A Coletiva Luana Barbosa nasceu de um Grupo de Trabalho (GT das Pretas) da Caminhada de mulheres Lésbicas e Bissexuais de São Paulo em 2016. Também em Abril de 2016 ocorreu a morte de Luana Barbosa dos Reis (negra, lésbica, periférica e mãe) nos deixando muito chocadas e sentidas. Após o acontecimento da caminhada decidimos formar uma coletiva por termos afinidades e semelhanças nas nossas vivências. Temos em comum a garra e a vontade de lutar, durante o processo de construção da caminhada realizamos atividades que aconteciam simultaneamente as ações promovidas pelo organizativo. Para que a Luana nunca seja esquecida demos o nome dela a Coletiva. Somos em nove mulheres, sendo 8 lésbicas e 1 bissexual. Todas negras e/ou indígenas. Todas periféricas e duas Mães. A coletiva realiza rodas de conversas temáticas sobre os mais diversos assuntos, tais como: relacionamento abusivos violência contra a mulher, redução de danos, solidão da mulher negra, saúde da mulher LB, etc, assim como outras atividades e todas possuem espaço para as crianças. O assunto se dá de acordo com a necessidade e demanda que vai surgindo. Produzimos uma festa chamada Sarrada no Brejo, que inicialmente foi uma proposta pensada para a caminhada. Atualmente a festa acontece apenas na grande São Paulo mas devido ao grande número de manas que se deslocam do interior, de outros estados e também pelos pedidos recebidos em nossa página, estamos sondando possibilidades de produzirmos a festa em outros estados, algumas negociações já estão sendo feitas para essa demanda. O ponto alto de nossos eventos é a Creche, essa ação proporciona que as mamães que frequentem tanto as festas quanto as outras atividades.

Fundadoras da Coletiva Luana Barbosa (arquivo pessoal)

Como surgiu a ideia do documentário? Quanto tempo levou pra ser feito?

No final de 2016, fizemos um levantamento de quantas mulheres foram assassinadas ou sofreram agressões devido a lesbofobia e sempre nos questionamos como nós, lésbicas, e nossas urgências são invisibilizadas inclusive no meio GBT. Como não queríamos que estas mortes caíssem no esquecimento, neste um ano de convivências, ouvindo outras mulheres nas nossas atividades, percebemos o quanto precisamos falar sobre lesbofobia em todos os espaços, e pensamos em fazer uma campanha na internet com vídeos curtos denunciando a Lesbofobia e suas consequência, quebrar o silêncio desta violência tão naturalizada.
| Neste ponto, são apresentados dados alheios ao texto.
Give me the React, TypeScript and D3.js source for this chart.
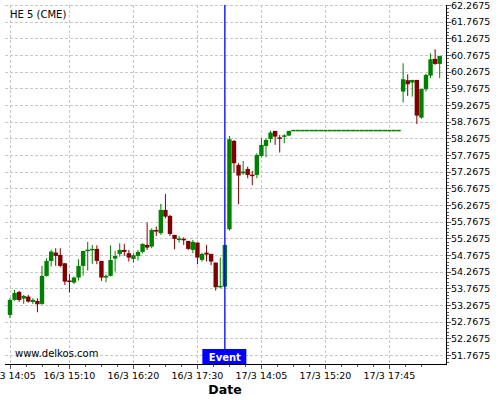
import React from "react";
import * as d3 from "d3";

const title = "HE 5 (CME)";
const watermark = "www.delkos.com";
const eventLabel = "Event";
const eventIndex = 47;

const opens = [
  52.97, 53.42, 53.66, 53.46, 53.52, 53.36, 53.39, 53.30, 54.14, 54.59,
  54.84, 54.77, 54.52, 53.99, 53.94, 54.09, 54.44, 54.89, 54.91, 54.95,
  54.59, 54.09, 54.14, 54.66, 54.80, 54.92, 54.82, 54.65, 54.74, 54.86,
  55.07, 55.02, 55.52, 55.42, 56.12, 55.94, 55.37, 55.22, 55.25, 55.19,
  54.92, 55.14, 54.62, 54.84, 54.80, 54.54, 53.80, 53.82, 55.54, 58.19,
  57.47, 57.22, 57.35, 57.17, 57.17, 57.74, 58.04, 58.25, 58.49, 58.29,
  58.32, 58.35,
  58.5, 58.5, 58.5, 58.5, 58.5, 58.5, 58.5, 58.5, 58.5, 58.5, 58.5, 58.5,
  58.5, 58.5, 58.5, 58.5, 58.5, 58.5, 58.5, 58.5, 58.5, 58.5, 58.5, 58.5,
  59.67, 60.01, 59.94, 60.02, 58.89, 59.74, 60.15, 60.65, 60.50,
];
const highs = [
  53.48, 53.72, 53.69, 53.57, 53.57, 53.47, 53.47, 54.44, 54.67, 54.92,
  54.97, 54.97, 54.52, 54.20, 54.12, 54.64, 54.89, 55.16, 55.07, 55.06,
  54.59, 54.19, 55.06, 54.89, 55.12, 55.10, 54.92, 54.82, 54.92, 55.12,
  55.74, 55.57, 55.62, 56.30, 56.60, 55.97, 55.37, 55.34, 55.30, 55.19,
  55.22, 55.14, 54.84, 55.07, 54.80, 54.54, 54.69, 55.07, 58.34, 58.22,
  57.52, 57.59, 57.42, 57.29, 57.82, 58.27, 58.27, 58.50, 58.49, 58.37,
  58.39, 58.49,
  58.5, 58.5, 58.5, 58.5, 58.5, 58.5, 58.5, 58.5, 58.5, 58.5, 58.5, 58.5,
  58.5, 58.5, 58.5, 58.5, 58.5, 58.5, 58.5, 58.5, 58.5, 58.5, 58.5, 58.5,
  60.52, 60.19, 60.02, 60.02, 59.75, 60.20, 60.82, 60.94, 60.74,
];
const lows = [
  52.88, 53.39, 53.36, 53.30, 53.34, 53.30, 53.05, 53.27, 54.12, 54.42,
  54.44, 54.40, 53.87, 53.64, 53.90, 54.00, 54.15, 54.30, 54.50, 54.49,
  53.99, 53.95, 54.12, 54.27, 54.72, 54.74, 54.57, 54.54, 54.60, 54.82,
  54.92, 54.97, 55.34, 55.37, 55.87, 55.34, 54.94, 55.14, 55.07, 54.92,
  54.82, 54.49, 54.57, 54.57, 54.46, 53.70, 53.77, 53.80, 55.50, 57.23,
  56.29, 57.17, 57.07, 56.86, 57.07, 57.70, 57.70, 58.14, 58.07, 57.84,
  58.12, 58.34,
  58.5, 58.5, 58.5, 58.5, 58.5, 58.5, 58.5, 58.5, 58.5, 58.5, 58.5, 58.5,
  58.5, 58.5, 58.5, 58.5, 58.5, 58.5, 58.5, 58.5, 58.5, 58.5, 58.5, 58.5,
  59.34, 59.54, 59.52, 58.70, 58.85, 59.67, 60.07, 60.47, 60.07,
];
const closes = [
  53.42, 53.63, 53.42, 53.54, 53.37, 53.42, 53.29, 54.14, 54.59, 54.87,
  54.74, 54.44, 53.97, 53.97, 54.09, 54.44, 54.89, 54.92, 54.95, 54.59,
  54.09, 54.14, 54.62, 54.74, 54.92, 54.86, 54.69, 54.76, 54.86, 55.10,
  54.99, 55.52, 55.47, 56.12, 55.92, 55.40, 55.25, 55.26, 55.21, 54.95,
  55.16, 54.69, 54.80, 54.78, 54.57, 53.80, 53.84, 55.07, 58.24, 57.52,
  57.15, 57.27, 57.17, 57.14, 57.77, 58.07, 58.22, 58.44, 58.32, 58.26,
  58.35, 58.49,
  58.5, 58.5, 58.5, 58.5, 58.5, 58.5, 58.5, 58.5, 58.5, 58.5, 58.5, 58.5,
  58.5, 58.5, 58.5, 58.5, 58.5, 58.5, 58.5, 58.5, 58.5, 58.5, 58.5, 58.5,
  60.04, 59.89, 60.02, 58.95, 59.75, 60.17, 60.64, 60.50, 60.74,
];

const xTickIndex = [0, 13, 27, 41, 55, 69, 83];
const xTickLabels = [
  "16/3 14:05", "16/3 15:10", "16/3 16:20", "16/3 17:30",
  "17/3 14:05", "17/3 15:20", "17/3 17:45",
];
const yTickValues = [
  51.7675, 52.2675, 52.7675, 53.2675, 53.7675, 54.2675, 54.7675, 55.2675,
  55.7675, 56.2675, 56.7675, 57.2675, 57.7675, 58.2675, 58.7675, 59.2675,
  59.7675, 60.2675, 60.7675, 61.2675, 61.7675, 62.2675,
];

const W = 500, H = 400;
const plotL = 5, plotR = 446, plotT = 5, plotB = 364;
const FONT = "'DejaVu Sans', sans-serif";
const UP = "#008000", DOWN = "#800000";

export default function App() {
  const n = opens.length;
  const x = d3.scaleLinear().domain([0, n - 1]).range([10, 439.7]);
  const y = d3.scaleLinear().domain([51.4975, 62.2675]).range([plotB, plotT]);
  const bodyW = 4.4;

  // minor ticks
  const xMinor: number[] = [];
  const stepMinor = 3.5;
  for (let k = 0; k < xTickIndex.length; k++) {
    const start = xTickIndex[k];
    const end = k + 1 < xTickIndex.length ? xTickIndex[k + 1] : n - 1;
    for (let t = start + stepMinor; t < end - 0.5; t += stepMinor) xMinor.push(t);
  }
  const yMinor: number[] = [];
  for (let v = 51.5675; v < 62.27; v += 0.1) yMinor.push(v);

  const evX = x(eventIndex);

  return (
    <svg width={W} height={H} style={{ position: "absolute", left: 0, top: 0, background: "#fff" }}>
      <rect x={0} y={0} width={W} height={H} fill="#fff" />
      {/* grid */}
      <g stroke="#c8c8c8" strokeWidth={1} strokeDasharray="3,2">
        {yTickValues.map((v, i) => (
          <line key={"hy" + i} x1={plotL} x2={plotR} y1={Math.round(y(v)) + 0.5} y2={Math.round(y(v)) + 0.5} />
        ))}
        {xTickIndex.map((t, i) => (
          <line key={"vx" + i} x1={Math.round(x(t)) + 0.5} x2={Math.round(x(t)) + 0.5} y1={plotT} y2={plotB} />
        ))}
      </g>

      <text x={10} y={18} fontFamily={FONT} fontSize={10} fill="#000">{title}</text>
      <text x={15} y={357} fontFamily={FONT} fontSize={10} fill="#000">{watermark}</text>

      {/* candles */}
      <g>
        {opens.map((o, i) => {
          const c = closes[i];
          const col = c >= o ? UP : DOWN;
          const cx = x(i);
          const top = y(Math.max(o, c));
          const bot = y(Math.min(o, c));
          const h = Math.max(bot - top, 1.5);
          return (
            <g key={"c" + i}>
              <line x1={cx} x2={cx} y1={y(highs[i])} y2={y(lows[i])} stroke={col} strokeWidth={1} />
              <rect x={cx - bodyW / 2} y={top - (h - (bot - top)) / 2} width={bodyW} height={h} fill={col} />
            </g>
          );
        })}
      </g>

      {/* event line */}
      <line x1={evX} x2={evX} y1={plotT} y2={plotB} stroke="#0000ff" strokeWidth={1.3} />
      <rect x={evX - 22.5} y={349} width={44} height={15} fill="#0000ff" />
      <text x={evX} y={360.5} textAnchor="middle" fontFamily={FONT} fontSize={10} fontWeight="bold" fill="#fff">{eventLabel}</text>

      {/* axes */}
      <line x1={plotL} x2={plotR} y1={plotB + 0.5} y2={plotB + 0.5} stroke="#000" strokeWidth={1} />
      <line x1={plotR + 0.5} x2={plotR + 0.5} y1={plotT} y2={plotB + 1} stroke="#000" strokeWidth={1} />

      <g stroke="#555" strokeWidth={1}>
        {xTickIndex.map((t, i) => (
          <line key={"xt" + i} x1={Math.round(x(t)) + 0.5} x2={Math.round(x(t)) + 0.5} y1={plotB + 1} y2={plotB + 5} />
        ))}
        {xMinor.map((t, i) => (
          <line key={"xm" + i} x1={Math.round(x(t)) + 0.5} x2={Math.round(x(t)) + 0.5} y1={plotB + 1} y2={plotB + 3} />
        ))}
        {yTickValues.map((v, i) => (
          <line key={"yt" + i} x1={plotR + 1} x2={plotR + 5} y1={Math.round(y(v)) + 0.5} y2={Math.round(y(v)) + 0.5} />
        ))}
        {yMinor.map((v, i) => (
          <line key={"ym" + i} x1={plotR + 1} x2={plotR + 3} y1={Math.round(y(v)) + 0.5} y2={Math.round(y(v)) + 0.5} />
        ))}
      </g>

      {xTickIndex.map((t, i) => (
        <text key={"xl" + i} x={x(t)} y={379} textAnchor="middle" fontFamily={FONT} fontSize={9.5} fill="#000">
          {xTickLabels[i]}
        </text>
      ))}
      {yTickValues.map((v, i) => (
        <text key={"yl" + i} x={451} y={y(v) + 3.5} fontFamily={FONT} fontSize={9.5} fill="#000">
          {v.toFixed(4)}
        </text>
      ))}

      <text x={225} y={394} textAnchor="middle" fontFamily={FONT} fontSize={12.5} fontWeight="bold" fill="#000">Date</text>
    </svg>
  );
}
Mas quando vivos ele se tornou um documentário baseado principalmente em nossas vivências nossas dores e nossas pesquisas.  Durante estas pesquisas percebemos como não existem muitos registros da história da luta de mulheres lésbicas e esta constatação nos deu coragem para transformar uma simples ideia de conscientização em uma memória contundente, denunciando de forma realista a Lesbofobia e que nós lésbicas existimos e não queremos que mais nenhuma de nós morra. Tudo foi gravado em primeira pessoa.

Quantas pessoas estiveram envolvidas?

As pessoas envolvidas na produção deste documentário somos nós, da Coletiva Luana Barbosa, e a Fotógrafa e futura cineasta, Taynara Bruni, mulher negra lésbica. Sem a colaboração dela na parte técnica – como captar as imagens e editar – não seria possível tirar este sonho do papel. O roteiro e todo o trabalho se deu de forma colaborativa e nosso orçamento foi muita força de vontade, alguns pacotes de macarrão, molho de tomate e nenhum dinheiro.

O documentário estará disponível na internet?

Queremos mostrar o documentário e sentir de perto as reações a ele. Por enquanto esse é o plano. Além do lançamento do dia 13, no dia 15 o documentário foi exibido um evento Lésbofeminista no Rio de Janeiro.